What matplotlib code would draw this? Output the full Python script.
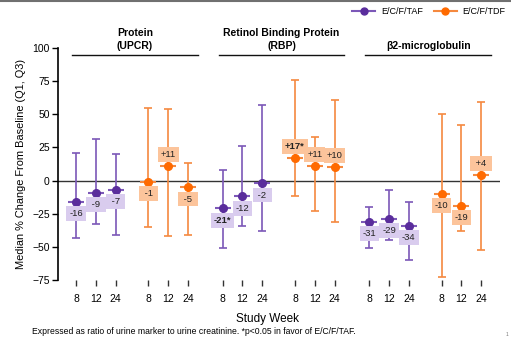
import numpy as np
import matplotlib
matplotlib.use("Agg")
import matplotlib.pyplot as plt
from matplotlib.lines import Line2D

plt.rcParams['font.family'] = ['Liberation Sans', 'DejaVu Sans']

# datos
semanas = ["8", "12", "24"]
grupos = ["Protein\n(UPCR)", "Retinol Binding Protein\n(RBP)", "\u03b22-microglobulin"]

taf_mediana = [[-16, -9, -7], [-21, -12, -2], [-31, -29, -34]]
taf_q1 = [[-43, -33, -41], [-51, -34, -38], [-51, -45, -60]]
taf_q3 = [[21, 31, 20], [8, 26, 57], [-20, -7, -16]]
taf_etiquetas = [["-16", "-9", "-7"], ["-21*", "-12", "-2"], ["-31", "-29", "-34"]]

tdf_mediana = [[-1, 11, -5], [17, 11, 10], [-10, -19, 4]]
tdf_q1 = [[-35, -42, -41], [-12, -23, -31], [-73, -38, -52]]
tdf_q3 = [[55, 54, 13], [76, 33, 61], [50, 42, 59]]
tdf_etiquetas = [["-1", "+11", "-5"], ["+17*", "+11", "+10"], ["-10", "-19", "+4"]]

morado, morado_claro, morado_caja = "#5a2d9c", "#7c58b8", "#d9ccee"
naranja, naranja_claro, naranja_caja = "#ff6a00", "#f5893f", "#fcc49b"

fig = plt.figure(figsize=(5.11, 3.39), dpi=100)
ax = fig.add_axes([58/511, 1-280/339, 442/511, 232/339])

paso_grupo = 7.4
desplaz_tdf = 3.65
xs_todos = []


def dibujar(x, med, q1, q3, etiquetas, c, c_claro, c_caja):
    med = np.array(med, dtype=float)
    err = [med - np.array(q1), np.array(q3) - med]
    ax.errorbar(x, med, yerr=err, fmt='none', ecolor=c_claro, elinewidth=1.2,
                capsize=2.6, capthick=1.2, zorder=2)
    ax.plot(x, med, '_', color=c_claro, markersize=12, mew=1.5, zorder=3)
    ax.plot(x, med, 'o', color=c, markersize=5.5, zorder=4)
    for xi, mi, et in zip(x, med, etiquetas):
        arriba = et.startswith("+")
        negrita = et.endswith("*")
        texto = et if len(et.strip("*")) > 2 else " " + et + " "
        ax.annotate(texto, (xi, mi), xytext=(0, 8.5 if arriba else -8.5),
                    textcoords='offset points', ha='center', va='center',
                    fontsize=6.8, fontweight='bold' if negrita else 'normal',
                    color='#222222', zorder=5,
                    bbox=dict(boxstyle='square,pad=0.3', fc=c_caja, ec='none'))


for g in range(3):
    x_taf = g*paso_grupo + np.arange(3)
    x_tdf = x_taf + desplaz_tdf
    dibujar(x_taf, taf_mediana[g], taf_q1[g], taf_q3[g], taf_etiquetas[g],
            morado, morado_claro, morado_caja)
    dibujar(x_tdf, tdf_mediana[g], tdf_q1[g], tdf_q3[g], tdf_etiquetas[g],
            naranja, naranja_claro, naranja_caja)
    xs_todos += list(x_taf) + list(x_tdf)
    # encabezado del grupo
    x0, x1 = x_taf[0] - 0.2, x_tdf[-1] + 0.5
    ax.plot([x0, x1], [94.7, 94.7], color='#111111', lw=1, clip_on=False)
    ax.annotate(grupos[g], ((x0 + x1)/2, 94.7), xytext=(0, 3), textcoords='offset points',
                ha='center', va='bottom', fontsize=7.5, fontweight='bold',
                linespacing=1.3, annotation_clip=False)

ax.axhline(0, color='#333333', lw=1, zorder=1)
ax.set_xlim(-0.91, 21.4)
ax.set_ylim(-75, 100)
ax.set_yticks([-75, -50, -25, 0, 25, 50, 75, 100])
ax.set_xticks(xs_todos)
ax.set_xticklabels(semanas*6)
ax.tick_params(axis='x', length=4, width=1, pad=6, labelsize=7.5, color='#333333')
ax.tick_params(axis='y', length=4, width=1, pad=2, labelsize=7.5)
for s in ['top', 'right', 'bottom']:
    ax.spines[s].set_visible(False)
ax.spines['left'].set_linewidth(1.2)
ax.set_ylabel("Median % Change From Baseline (Q1, Q3)", fontsize=7.9, labelpad=4)

fig.text(267/511, 1-319/339, "Study Week", ha='center', va='center', fontsize=8.5)
fig.text(32/511, 1-331/339,
         "Expressed as ratio of urine marker to urine creatinine. *p<0.05 in favor of E/C/F/TAF.",
         ha='left', va='center', fontsize=6.2)
fig.text(506/511, 1-335/339, "1", ha='left', va='center', fontsize=3.5, color='#777777')

# leyenda
manejadores = [Line2D([], [], color=morado_claro, lw=1.5, marker='o', markersize=5,
                      markerfacecolor=morado, markeredgecolor=morado),
               Line2D([], [], color=naranja_claro, lw=1.5, marker='o', markersize=5,
                      markerfacecolor=naranja, markeredgecolor=naranja)]
fig.legend(manejadores, ["E/C/F/TAF", "E/C/F/TDF"], loc='center right',
           bbox_to_anchor=(1.005, 1-12/339), ncol=2, frameon=False, fontsize=6.5,
           handlelength=2.6, columnspacing=1.2, handletextpad=0.6)

# linea gris superior
fig.add_artist(Line2D([0, 1], [1-1/339, 1-1/339], color='#707070', lw=1.5,
                      transform=fig.transFigure))

fig.savefig("out.png", dpi=100)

::::::::

Objective
Omit each picture, then return all of the listing exactly as it stands.

Answer for the task
What matplotlib code would draw this? Output the full Python script.
import numpy as np
import matplotlib
matplotlib.use("Agg")
import matplotlib.pyplot as plt
from matplotlib.lines import Line2D

plt.rcParams['font.family'] = ['Liberation Sans', 'DejaVu Sans']

# datos
semanas = ["8", "12", "24"]
grupos = ["Protein\n(UPCR)", "Retinol Binding Protein\n(RBP)", "\u03b22-microglobulin"]

taf_mediana = [[-16, -9, -7], [-21, -12, -2], [-31, -29, -34]]
taf_q1 = [[-43, -33, -41], [-51, -34, -38], [-51, -45, -60]]
taf_q3 = [[21, 31, 20], [8, 26, 57], [-20, -7, -16]]
taf_etiquetas = [["-16", "-9", "-7"], ["-21*", "-12", "-2"], ["-31", "-29", "-34"]]

tdf_mediana = [[-1, 11, -5], [17, 11, 10], [-10, -19, 4]]
tdf_q1 = [[-35, -42, -41], [-12, -23, -31], [-73, -38, -52]]
tdf_q3 = [[55, 54, 13], [76, 33, 61], [50, 42, 59]]
tdf_etiquetas = [["-1", "+11", "-5"], ["+17*", "+11", "+10"], ["-10", "-19", "+4"]]

morado, morado_claro, morado_caja = "#5a2d9c", "#7c58b8", "#d9ccee"
naranja, naranja_claro, naranja_caja = "#ff6a00", "#f5893f", "#fcc49b"

fig = plt.figure(figsize=(5.11, 3.39), dpi=100)
ax = fig.add_axes([58/511, 1-280/339, 442/511, 232/339])

paso_grupo = 7.4
desplaz_tdf = 3.65
xs_todos = []


def dibujar(x, med, q1, q3, etiquetas, c, c_claro, c_caja):
    med = np.array(med, dtype=float)
    err = [med - np.array(q1), np.array(q3) - med]
    ax.errorbar(x, med, yerr=err, fmt='none', ecolor=c_claro, elinewidth=1.2,
                capsize=2.6, capthick=1.2, zorder=2)
    ax.plot(x, med, '_', color=c_claro, markersize=12, mew=1.5, zorder=3)
    ax.plot(x, med, 'o', color=c, markersize=5.5, zorder=4)
    for xi, mi, et in zip(x, med, etiquetas):
        arriba = et.startswith("+")
        negrita = et.endswith("*")
        texto = et if len(et.strip("*")) > 2 else " " + et + " "
        ax.annotate(texto, (xi, mi), xytext=(0, 8.5 if arriba else -8.5),
                    textcoords='offset points', ha='center', va='center',
                    fontsize=6.8, fontweight='bold' if negrita else 'normal',
                    color='#222222', zorder=5,
                    bbox=dict(boxstyle='square,pad=0.3', fc=c_caja, ec='none'))


for g in range(3):
    x_taf = g*paso_grupo + np.arange(3)
    x_tdf = x_taf + desplaz_tdf
    dibujar(x_taf, taf_mediana[g], taf_q1[g], taf_q3[g], taf_etiquetas[g],
            morado, morado_claro, morado_caja)
    dibujar(x_tdf, tdf_mediana[g], tdf_q1[g], tdf_q3[g], tdf_etiquetas[g],
            naranja, naranja_claro, naranja_caja)
    xs_todos += list(x_taf) + list(x_tdf)
    # encabezado del grupo
    x0, x1 = x_taf[0] - 0.2, x_tdf[-1] + 0.5
    ax.plot([x0, x1], [94.7, 94.7], color='#111111', lw=1, clip_on=False)
    ax.annotate(grupos[g], ((x0 + x1)/2, 94.7), xytext=(0, 3), textcoords='offset points',
                ha='center', va='bottom', fontsize=7.5, fontweight='bold',
                linespacing=1.3, annotation_clip=False)

ax.axhline(0, color='#333333', lw=1, zorder=1)
ax.set_xlim(-0.91, 21.4)
ax.set_ylim(-75, 100)
ax.set_yticks([-75, -50, -25, 0, 25, 50, 75, 100])
ax.set_xticks(xs_todos)
ax.set_xticklabels(semanas*6)
ax.tick_params(axis='x', length=4, width=1, pad=6, labelsize=7.5, color='#333333')
ax.tick_params(axis='y', length=4, width=1, pad=2, labelsize=7.5)
for s in ['top', 'right', 'bottom']:
    ax.spines[s].set_visible(False)
ax.spines['left'].set_linewidth(1.2)
ax.set_ylabel("Median % Change From Baseline (Q1, Q3)", fontsize=7.9, labelpad=4)

fig.text(267/511, 1-319/339, "Study Week", ha='center', va='center', fontsize=8.5)
fig.text(32/511, 1-331/339,
         "Expressed as ratio of urine marker to urine creatinine. *p<0.05 in favor of E/C/F/TAF.",
         ha='left', va='center', fontsize=6.2)
fig.text(506/511, 1-335/339, "1", ha='left', va='center', fontsize=3.5, color='#777777')

# leyenda
manejadores = [Line2D([], [], color=morado_claro, lw=1.5, marker='o', markersize=5,
                      markerfacecolor=morado, markeredgecolor=morado),
               Line2D([], [], color=naranja_claro, lw=1.5, marker='o', markersize=5,
                      markerfacecolor=naranja, markeredgecolor=naranja)]
fig.legend(manejadores, ["E/C/F/TAF", "E/C/F/TDF"], loc='center right',
           bbox_to_anchor=(1.005, 1-12/339), ncol=2, frameon=False, fontsize=6.5,
           handlelength=2.6, columnspacing=1.2, handletextpad=0.6)

# linea gris superior
fig.add_artist(Line2D([0, 1], [1-1/339, 1-1/339], color='#707070', lw=1.5,
                      transform=fig.transFigure))

fig.savefig("out.png", dpi=100)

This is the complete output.